The teacher let A.B. leave with B.G., who demanded she "leave the school with him and engage in sexual activity with him," the parents say.

"While plaintiff A.B. and B.G. were still in the schools hallway, a teacher who was walking by overheard plaintiff A.B. saying 'no' in a loud voice, inquired as to what was going on and then directed plaintiff A.B. and B.G. to return to class," the complaint states.

"Plaintiff A.B. was visibly shaken from the incident to the point that her teacher had to ask plaintiff A.B. if she was 'okay.'"

The parents add: "B.G.'s unauthorized withdrawal of plaintiff A.B. from class was videotaped by defendant School District." (27.)

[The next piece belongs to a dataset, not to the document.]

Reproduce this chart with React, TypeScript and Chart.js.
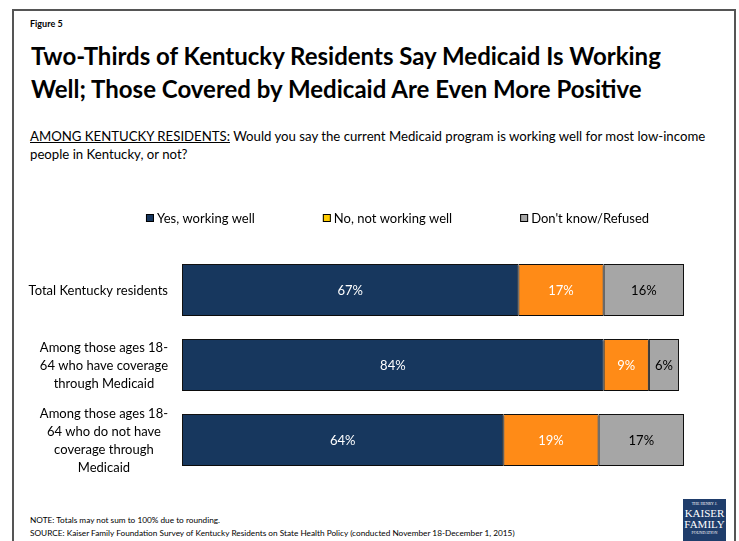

The next night A.B. "attended a school concert at Olathe South High School to serve as an usher for the purpose of receiving extra credit in a class," the complaint states. Before the concert began, B.G. showed up again and asked A.B to "get into his car."

"Once inside the car, while on school grounds, B.G. proceeded to forcibly have intimate relations with plaintiff A.B. against her will and without her consent and/or have intimate relations with plaintiff A.B. under some mistaken belief that plaintiff A.B. had somehow consented to same," the complaint states. "Plaintiff A.B. attempted to flee but B.G. prevented her from leaving."

The girl immediately called her father and told her "that she needed him to come get her," the parents say. The father says he called 911 and Olathe police officers dispatched an ambulance for his daughter.

The next day the father contacted Principal Philip Clark, who said he was "aware of the situation" and that he was "concerned about [Plaintiff A.B's] well-being" and that she could "take all the time she needed," according to the complaint. (Brackets in complaint.)

Philip Clark is not a defendant in this case.

Three days later, A.B. returned to school with her mother to meet with Clark, who, without even asking what happened, told A.B. that she faced a "ten-day (two school weeks) suspension for having sex on school grounds, a Class III violation of the Code of Student Conduct," according to the complaint. (Parentheses in complaint.)

In "utter disbelief and distress about the threatened suspension," the father says he called the principal and "demanded an apology" for threatening to suspend his daughter.

"Principal Clark defended his comments ... stating that A.B.'s conduct was a violation of the school's code of conduct," the complaint states.

The parents say that when their daughter returned to school, one of her teachers warned her "that she should stay away from Jeffrey Gourley because Jeffrey Gourley was 'saying all sorts of nasty things' about plaintiff A.B. to other teachers and students at Olathe South High School."

Jeffrey Gourley, the school's head football coach and the father of their daughter's alleged assailant, is not a defendant in this case.

The parents add: "(T)he Olathe South High School's resource officer took statements from students regarding Jeffrey Gourley sharing false information with students about the incident concerning plaintiff A.B."

The girl's father says he contacted the superintendent "due to principal Clark's complete indifference to the incident which occurred while on school property and during an official school activity," and that a spokeswoman for the superintendent returned his call and said "that their office was unaware of the incident."

"To the best knowledge of the plaintiffs, no action was taken by the defendant school district, the superintendent, or anyone else in the superintendent's office to attempt to learn the facts surrounding the incidents at issue in this case," the parents say.

The family seeks damages for negligence, liability and outrage. They are represented Charles Speer of Kansas City, Mo.